= Aim of the exercise =
Nothing after the line with "13.8, 14.2, 14.2]" belongs in the copy; extract the lines below from the top through that line, pictures left out.

= Entries supplied =
* BEGIN *
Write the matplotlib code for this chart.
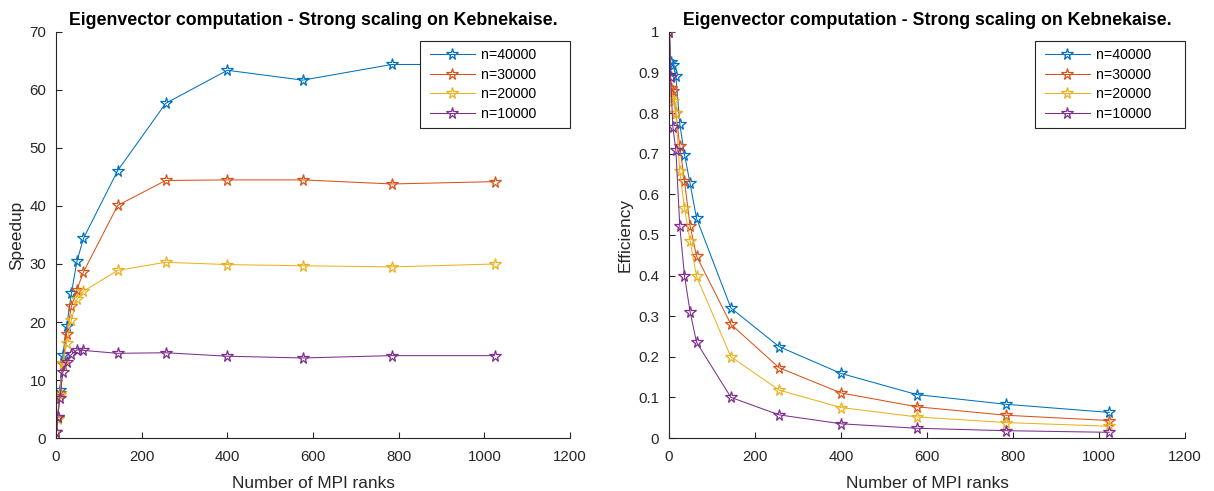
import matplotlib
matplotlib.use("Agg")
import matplotlib.pyplot as plt
from matplotlib.lines import Line2D
from matplotlib.legend_handler import HandlerLine2D

plt.rcParams['font.family'] = ['Liberation Sans', 'DejaVu Sans']

ranks = [1, 4, 9, 16, 25, 36, 49, 64, 144, 256, 400, 576, 784, 1024]
labels = ["n=40000", "n=30000", "n=20000", "n=10000"]
colors = ["#0072BD", "#D95319", "#EDB120", "#7E2F8E"]

speedup_40000 = [1, 3.7, 8.3, 14.3, 19.3, 25.0, 30.5, 34.4, 46.1, 57.7, 63.4, 61.7, 64.4, 64.4]
speedup_30000 = [1, 3.45, 7.7, 12.8, 18.0, 22.7, 25.6, 28.6, 40.1, 44.4, 44.5, 44.5, 43.8, 44.2]
speedup_20000 = [1, 3.35, 7.5, 12.9, 16.4, 20.4, 23.9, 25.3, 28.9, 30.3, 29.9, 29.7, 29.5, 30.0]
speedup_10000 = [1, 3.55, 6.9, 11.3, 13.1, 14.4, 15.2, 15.1, 14.6, 14.7, 14.1, 13.8, 14.2, 14.2]

eff_40000 = [1, 0.925, 0.919, 0.892, 0.774, 0.698, 0.627, 0.541, 0.320, 0.225, 0.159, 0.107, 0.083, 0.063]
eff_30000 = [1, 0.861, 0.855, 0.800, 0.720, 0.632, 0.523, 0.448, 0.280, 0.173, 0.111, 0.077, 0.056, 0.043]
eff_20000 = [1, 0.838, 0.830, 0.800, 0.657, 0.566, 0.485, 0.398, 0.200, 0.118, 0.075, 0.052, 0.038, 0.029]
eff_10000 = [1, 0.888, 0.766, 0.709, 0.523, 0.400, 0.311, 0.236, 0.100, 0.057, 0.035, 0.024, 0.018, 0.014]

speedups = [speedup_40000, speedup_30000, speedup_20000, speedup_10000]
effs = [eff_40000, eff_30000, eff_20000, eff_10000]

W, H = 1214, 491
fig = plt.figure(figsize=(W / 100, H / 100), dpi=100)

def axes_px(x0, y0, x1, y1):
    return fig.add_axes([x0 / W, 1 - y1 / H, (x1 - x0) / W, (y1 - y0) / H])

ax1 = axes_px(56, 32, 570, 438)
ax2 = axes_px(669, 32, 1185, 438)

title = "Eigenvector computation - Strong scaling on Kebnekaise."
txtc = "#262626"

for ax, data, ylab, ylim, yticks, ytl in [
    (ax1, speedups, "Speedup", (0, 70), list(range(0, 71, 10)), [str(v) for v in range(0, 71, 10)]),
    (ax2, effs, "Efficiency", (0, 1), [i / 10 for i in range(11)],
     ["0", "0.1", "0.2", "0.3", "0.4", "0.5", "0.6", "0.7", "0.8", "0.9", "1"]),
]:
    for vals, lab, c in zip(data, labels, colors):
        ax.plot(ranks, vals, color=c, lw=0.75, marker="*", ms=8.5, mfc="none",
                mec=c, mew=0.9, label=lab + "       ")
    ax.set_xlim(0, 1200)
    ax.set_ylim(*ylim)
    ax.set_xticks(range(0, 1201, 200))
    ax.set_yticks(yticks)
    ax.set_yticklabels(ytl)
    ax.spines['top'].set_visible(False)
    ax.spines['right'].set_visible(False)
    for s in ('left', 'bottom'):
        ax.spines[s].set_color(txtc)
        ax.spines[s].set_linewidth(0.8)
    ax.tick_params(direction="in", length=4, width=0.8, colors=txtc, labelsize=10.8)
    ax.tick_params(axis="x", pad=8.5)
    ax.tick_params(axis="y", pad=7)
    ax.set_xlabel("Number of MPI ranks", fontsize=12.4, color=txtc, labelpad=9)
    ax.set_ylabel(ylab, fontsize=12.4, color=txtc, labelpad=4)
    ax.set_title(title, fontsize=12.8, fontweight="bold", color="black", pad=5)
    leg = ax.legend(loc="upper right", bbox_to_anchor=(1.0, 1 - 9 / 406), frameon=True,
                    fancybox=False, edgecolor=txtc, framealpha=1.0, fontsize=10.2,
                    handlelength=3.44, borderpad=0.5, labelspacing=0.39,
                    handletextpad=0.36, borderaxespad=0.0,
                    handler_map={Line2D: HandlerLine2D(xpad=0.2)})
    leg.get_frame().set_linewidth(0.8)

fig.savefig("out.png", dpi=100)
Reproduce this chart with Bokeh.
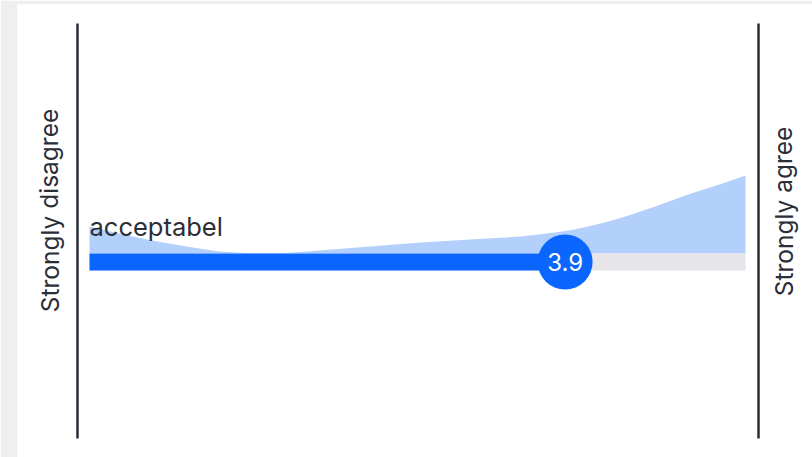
* END *
= The completed task =
Write the matplotlib code for this chart.
import matplotlib
matplotlib.use("Agg")
import matplotlib.pyplot as plt
from matplotlib.lines import Line2D
from matplotlib.legend_handler import HandlerLine2D

plt.rcParams['font.family'] = ['Liberation Sans', 'DejaVu Sans']

ranks = [1, 4, 9, 16, 25, 36, 49, 64, 144, 256, 400, 576, 784, 1024]
labels = ["n=40000", "n=30000", "n=20000", "n=10000"]
colors = ["#0072BD", "#D95319", "#EDB120", "#7E2F8E"]

speedup_40000 = [1, 3.7, 8.3, 14.3, 19.3, 25.0, 30.5, 34.4, 46.1, 57.7, 63.4, 61.7, 64.4, 64.4]
speedup_30000 = [1, 3.45, 7.7, 12.8, 18.0, 22.7, 25.6, 28.6, 40.1, 44.4, 44.5, 44.5, 43.8, 44.2]
speedup_20000 = [1, 3.35, 7.5, 12.9, 16.4, 20.4, 23.9, 25.3, 28.9, 30.3, 29.9, 29.7, 29.5, 30.0]
speedup_10000 = [1, 3.55, 6.9, 11.3, 13.1, 14.4, 15.2, 15.1, 14.6, 14.7, 14.1, 13.8, 14.2, 14.2]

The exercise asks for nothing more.